This is post #12 in my December 2013 series about Linux Virtual Machine Performance Tuning. For more, please see the tag “Linux VM Performance Tuning.”
Fans of the 12th Doctor Who have often heard the phrase “the Doctor lies.” The explanation for his lies is that, because he skips around in time, he knows things that others cannot know yet. Hypervisors are like that, too. Guest OSes don’t know that they aren’t the only OS on the hardware, and the hypervisor lies to them about things like CPUs, RAM, and things like system timers because, like the Doctor, the hypervisor is skipping a VM forward in time. And that’s the rub – only the hypervisor knows what the truth is.

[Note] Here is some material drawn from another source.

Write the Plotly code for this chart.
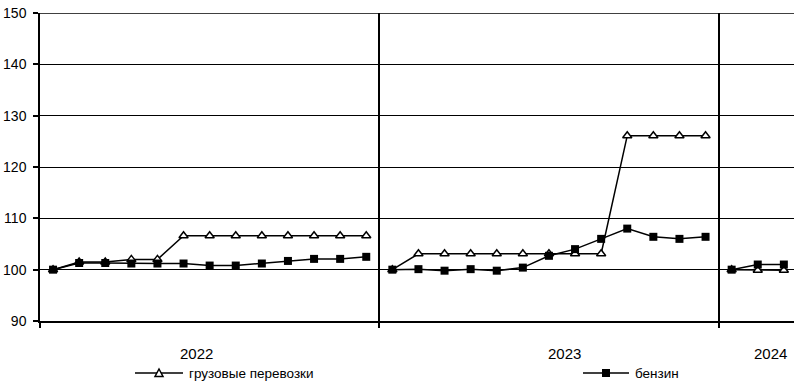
import plotly.graph_objects as go

# ---- data ----
years = ["2022", "2023", "2024"]
points_per_year = [13, 13, 3]
year_label_pos = [5.5, 19.6, 27.5]

trucking = [
    [100, 101.5, 101.5, 102.0, 102.0, 106.6, 106.6, 106.6, 106.6, 106.6, 106.6, 106.6, 106.6],
    [100, 103.1, 103.1, 103.1, 103.1, 103.1, 103.1, 103.1, 103.1, 126.1, 126.1, 126.1, 126.1],
    [100, 99.9, 99.9],
]
petrol = [
    [100, 101.3, 101.3, 101.2, 101.2, 101.2, 100.8, 100.8, 101.2, 101.7, 102.1, 102.1, 102.5],
    [100, 100.1, 99.8, 100.1, 99.8, 100.4, 102.7, 104.0, 106.0, 108.0, 106.4, 106.0, 106.4],
    [100, 101.0, 101.0],
]
y_ticks = [90, 100, 110, 120, 130, 140, 150]
series_names = ["грузовые перевозки", "бензин"]

FONT = "Arial, 'Liberation Sans', sans-serif"
W, H = 794, 391
# plot area in screen pixels
P_LEFT, P_TOP, P_BOTTOM, P_RIGHT = 40, 13, 321, 794
ML, MT = P_LEFT, P_TOP
MR, MB = W - P_RIGHT, H - P_BOTTOM
PW, PH = W - ML - MR, H - MT - MB


def build_xy(groups):
    xs, ys = [], []
    idx = 0
    for g in groups:
        for v in g:
            xs.append(idx)
            ys.append(v)
            idx += 1
        xs.append(None)
        ys.append(None)
    return xs, ys


boundaries = []
acc = 0
for n in points_per_year:
    boundaries.append(acc - 0.5)
    acc += n

fig = go.Figure()
xt, yt = build_xy(trucking)
fig.add_trace(go.Scatter(
    x=xt, y=yt, mode="lines+markers", name=series_names[0],
    line=dict(color="black", width=1.5),
    marker=dict(symbol="triangle-up", size=8, color="white",
                line=dict(color="black", width=1.5)),
    connectgaps=False, showlegend=False, cliponaxis=False))
xp, yp = build_xy(petrol)
fig.add_trace(go.Scatter(
    x=xp, y=yp, mode="lines+markers", name=series_names[1],
    line=dict(color="black", width=1.5),
    marker=dict(symbol="square", size=8, color="black",
                line=dict(color="black", width=0)),
    connectgaps=False, showlegend=False, cliponaxis=False))


def px2paper_x(px):
    return (px - P_LEFT) / PW


def px2paper_y(py):
    return (P_BOTTOM - py) / PH


shapes = []
annotations = []
# top border gridline at max tick
shapes.append(dict(type="line", xref="paper", yref="y", x0=0, x1=1,
                   y0=y_ticks[-1], y1=y_ticks[-1], layer="below",
                   line=dict(color="black", width=1.5)))
# year labels
for lbl, pos in zip(years, year_label_pos):
    annotations.append(dict(x=pos, xref="x", y=px2paper_y(353), yref="paper",
                            text=lbl, showarrow=False, xanchor="center", yanchor="middle",
                            font=dict(family=FONT, size=15, color="black")))

# manual legend
leg_y = px2paper_y(373)
legend_items = [
    (135, 183, "triangle"),
    (583, 629, "square"),
]
for (x0, x1, kind), name in zip(legend_items, series_names):
    shapes.append(dict(type="line", xref="paper", yref="paper",
                       x0=px2paper_x(x0), x1=px2paper_x(x1), y0=leg_y, y1=leg_y,
                       line=dict(color="black", width=1.5)))
    cx = px2paper_x((x0 + x1) / 2)
    if kind == "square":
        shapes.append(dict(type="rect", xref="paper", yref="paper",
                           xsizemode="pixel", ysizemode="pixel",
                           xanchor=cx, yanchor=leg_y,
                           x0=-4, x1=4, y0=-4, y1=4,
                           fillcolor="black", line=dict(color="black", width=0)))
    else:
        shapes.append(dict(type="path", xref="paper", yref="paper",
                           xsizemode="pixel", ysizemode="pixel",
                           xanchor=cx, yanchor=leg_y,
                           path="M -4,-3.5 L 4,-3.5 L 0,4 Z",
                           fillcolor="white", line=dict(color="black", width=1.5)))
    annotations.append(dict(x=px2paper_x(x1 + 4), xref="paper", y=leg_y, yref="paper",
                            text=name, showarrow=False, xanchor="left", yanchor="middle",
                            font=dict(family=FONT, size=13.5, color="black")))

fig.update_layout(
    width=W, height=H,
    margin=dict(l=ML, r=MR, t=MT, b=MB, pad=0, autoexpand=False),
    paper_bgcolor="white", plot_bgcolor="white",
    font=dict(family=FONT, color="black"),
    shapes=shapes, annotations=annotations,
    showlegend=False,
)
fig.update_xaxes(
    range=[-0.5, -0.5 + PW / 26.1],
    tickvals=boundaries, ticktext=["" for _ in boundaries],
    ticks="outside", ticklen=5, tickcolor="black", tickwidth=1.5,
    showgrid=True, gridcolor="black", gridwidth=1.5,
    showline=True, linecolor="black", linewidth=1.5,
    zeroline=False, fixedrange=True, automargin=False,
)
fig.update_yaxes(
    range=[90, 150], tickvals=y_ticks, ticktext=[str(v) for v in y_ticks],
    ticks="outside", ticklen=5, tickcolor="black", tickwidth=1.5,
    showgrid=True, gridcolor="black", gridwidth=1.2,
    showline=True, linecolor="black", linewidth=1.5,
    zeroline=False, tickfont=dict(family=FONT, size=14, color="black"),
    ticklabelstandoff=4,
    fixedrange=True, automargin=False,
)

fig.write_html("out.html",
               config={"displayModeBar": False},
               post_script="document.body.style.margin='0';document.body.style.overflow='hidden';")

Many traditional performance monitoring systems involve installing an agent on the guest OS which then monitors OS metrics like CPU utilization, RAM usage, etc. With the hypervisor lying about execution times, RAM allocations, and such these metrics are inaccurate from the guest OS point of view. The hypervisor keeps similar statistics, though, and because it knows the truth those stats are correct. For example, a guest OS might report that something is using 100% of a CPU. That doesn’t mean that it is using 100% of a real CPU. Examination of the performance data from the hypervisor might indicate that there is contention on the parent host, or perhaps a CPU limit is in place for the VM.
What difference does this make?
Accurate statistics are important for system troubleshooting and sizing. Using the wrong information will lead you to make bad decisions. Furthermore, the collection of statistics isn’t free. It takes CPU, RAM, disk, and network resources to collect and process that performance information. Why do it if it’s going to be wrong? You might also save some money on licensing, depending on how guest OS agents are charged for.
So what do I do?
Remove any agents you have running on VMs that collect system performance data, or disable their ability to collect system performance stats. Gather that data directly from the hypervisor instead. If you use system tools like sysstat you may wish to comment out the cron entries in /etc/cron.d/sysstat:
# Run system activity accounting tool every 10 minutes ##*/10 * * * * root /usr/lib64/sa/sa1 -S DISK 1 1 # 0 * * * * root /usr/lib64/sa/sa1 -S DISK 600 6 & # Generate a daily summary of process accounting at 23:53 ##53 23 * * * root /usr/lib64/sa/sa2 –A
and disable the system service:
$ sudo chkconfig sysstat off